Zachodniopomorska Solidarność zawiesza kontakty z regionalnym Prawem i Sprawiedliwością. Domaga się rozmów z samym prezesem Jarosławem Kaczyńskim. Powodem są okoliczności odejścia z pracy szefa szczecińskiego oddziału Narodowego Funduszu Zdrowia. Według związkowców, dyrektor został zmuszony do rezygnacji szantażem.

REKLAMA

Do tej pory PiS mógł liczyć na wsparcie związkowców, teraz dostał żółtą kartkę. Solidarność oflagowała o poranku siedzibę zachodniopomorskiego Narodowego Funduszu Zdrowia. Odwołanie dyrektora NFZ ze Szczecina przelało czarę goryczy i stało się zarzewiem konfliktu między Solidarnością z PiS-em. Dariusz Ruczyński został wezwany przed oblicze wiceministra zdrowia i zmuszony do złożenia rezygnacji.

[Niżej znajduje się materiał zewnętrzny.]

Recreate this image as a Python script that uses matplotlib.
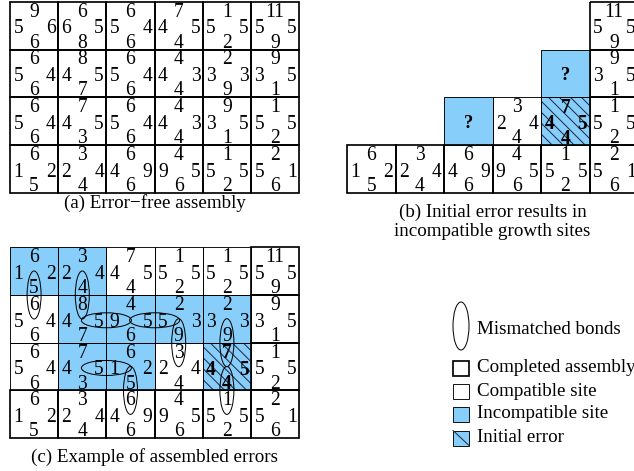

Jak opisywał gs24.pl, Ruczyński miał zostać zmuszony do dymisji, gdy jechał na delegację do Warszawy. W drodze przez telefon został poinformowany, że ma zawrócić, bo w urzędzie wojewódzkim w Szczecinie czeka na niego wiceminister zdrowia. Według związkowców sugerowano mu, że jeśli nie zrezygnuje, w przyszłości będzie miał problem ze znalezieniem pracy.

To są formy rodem z PRL-u. Tak postępowała ubecja. My się z tym nie zgadzamy - w mocnych słowach określa to przewodniczący zachodniopomorskiej Solidarności Mieczysław Jurek.

Lista żalów pod adresem PiS jest dłuższa. To brak decyzji rządu o dofinansowaniu budowy nowej siedziby pogotowia i widmo zwolnień w jednej ze spółek kolejowych.

Jak mówią związkowcy, lokalni politycy nie są w stanie tego załatwić, dlatego rozmawiać będą tylko z władzami centralnymi partii rządzącej.